**DATASET CONTENT**

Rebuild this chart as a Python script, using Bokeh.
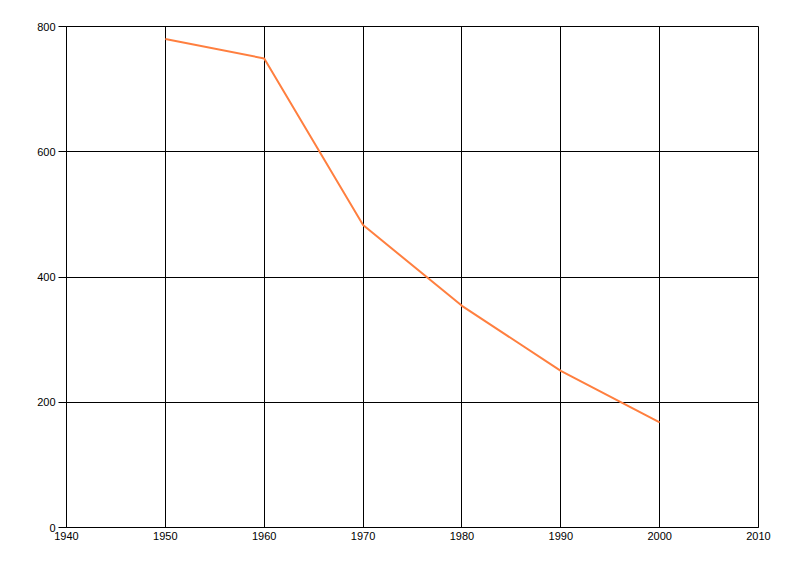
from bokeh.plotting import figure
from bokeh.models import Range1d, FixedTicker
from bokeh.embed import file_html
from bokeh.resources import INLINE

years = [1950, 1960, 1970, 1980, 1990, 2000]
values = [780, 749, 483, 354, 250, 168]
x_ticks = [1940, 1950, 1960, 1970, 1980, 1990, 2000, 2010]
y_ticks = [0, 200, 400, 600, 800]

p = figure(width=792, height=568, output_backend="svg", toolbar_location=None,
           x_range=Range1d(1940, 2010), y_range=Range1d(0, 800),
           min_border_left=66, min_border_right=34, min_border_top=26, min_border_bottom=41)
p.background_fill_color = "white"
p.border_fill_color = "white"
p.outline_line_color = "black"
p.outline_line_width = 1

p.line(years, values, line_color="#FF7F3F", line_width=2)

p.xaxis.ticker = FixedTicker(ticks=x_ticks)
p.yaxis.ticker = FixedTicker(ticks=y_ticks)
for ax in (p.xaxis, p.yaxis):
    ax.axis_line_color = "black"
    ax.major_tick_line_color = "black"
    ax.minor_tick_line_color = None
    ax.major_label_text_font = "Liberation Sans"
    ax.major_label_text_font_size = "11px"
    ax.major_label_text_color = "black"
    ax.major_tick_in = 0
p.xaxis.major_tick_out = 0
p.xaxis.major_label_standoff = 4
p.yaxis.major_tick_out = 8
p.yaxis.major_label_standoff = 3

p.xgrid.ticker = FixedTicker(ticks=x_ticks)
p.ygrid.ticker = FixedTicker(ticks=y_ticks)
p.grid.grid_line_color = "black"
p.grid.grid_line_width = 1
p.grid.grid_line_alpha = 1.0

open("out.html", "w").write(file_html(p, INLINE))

**SET TASK**
Set the pictures aside and transcribe the data above exactly.

**RESULT FOR THIS TASK**
Rebuild this chart as a Python script, using Bokeh.
from bokeh.plotting import figure
from bokeh.models import Range1d, FixedTicker
from bokeh.embed import file_html
from bokeh.resources import INLINE

years = [1950, 1960, 1970, 1980, 1990, 2000]
values = [780, 749, 483, 354, 250, 168]
x_ticks = [1940, 1950, 1960, 1970, 1980, 1990, 2000, 2010]
y_ticks = [0, 200, 400, 600, 800]

p = figure(width=792, height=568, output_backend="svg", toolbar_location=None,
           x_range=Range1d(1940, 2010), y_range=Range1d(0, 800),
           min_border_left=66, min_border_right=34, min_border_top=26, min_border_bottom=41)
p.background_fill_color = "white"
p.border_fill_color = "white"
p.outline_line_color = "black"
p.outline_line_width = 1

p.line(years, values, line_color="#FF7F3F", line_width=2)

p.xaxis.ticker = FixedTicker(ticks=x_ticks)
p.yaxis.ticker = FixedTicker(ticks=y_ticks)
for ax in (p.xaxis, p.yaxis):
    ax.axis_line_color = "black"
    ax.major_tick_line_color = "black"
    ax.minor_tick_line_color = None
    ax.major_label_text_font = "Liberation Sans"
    ax.major_label_text_font_size = "11px"
    ax.major_label_text_color = "black"
    ax.major_tick_in = 0
p.xaxis.major_tick_out = 0
p.xaxis.major_label_standoff = 4
p.yaxis.major_tick_out = 8
p.yaxis.major_label_standoff = 3

p.xgrid.ticker = FixedTicker(ticks=x_ticks)
p.ygrid.ticker = FixedTicker(ticks=y_ticks)
p.grid.grid_line_color = "black"
p.grid.grid_line_width = 1
p.grid.grid_line_alpha = 1.0

open("out.html", "w").write(file_html(p, INLINE))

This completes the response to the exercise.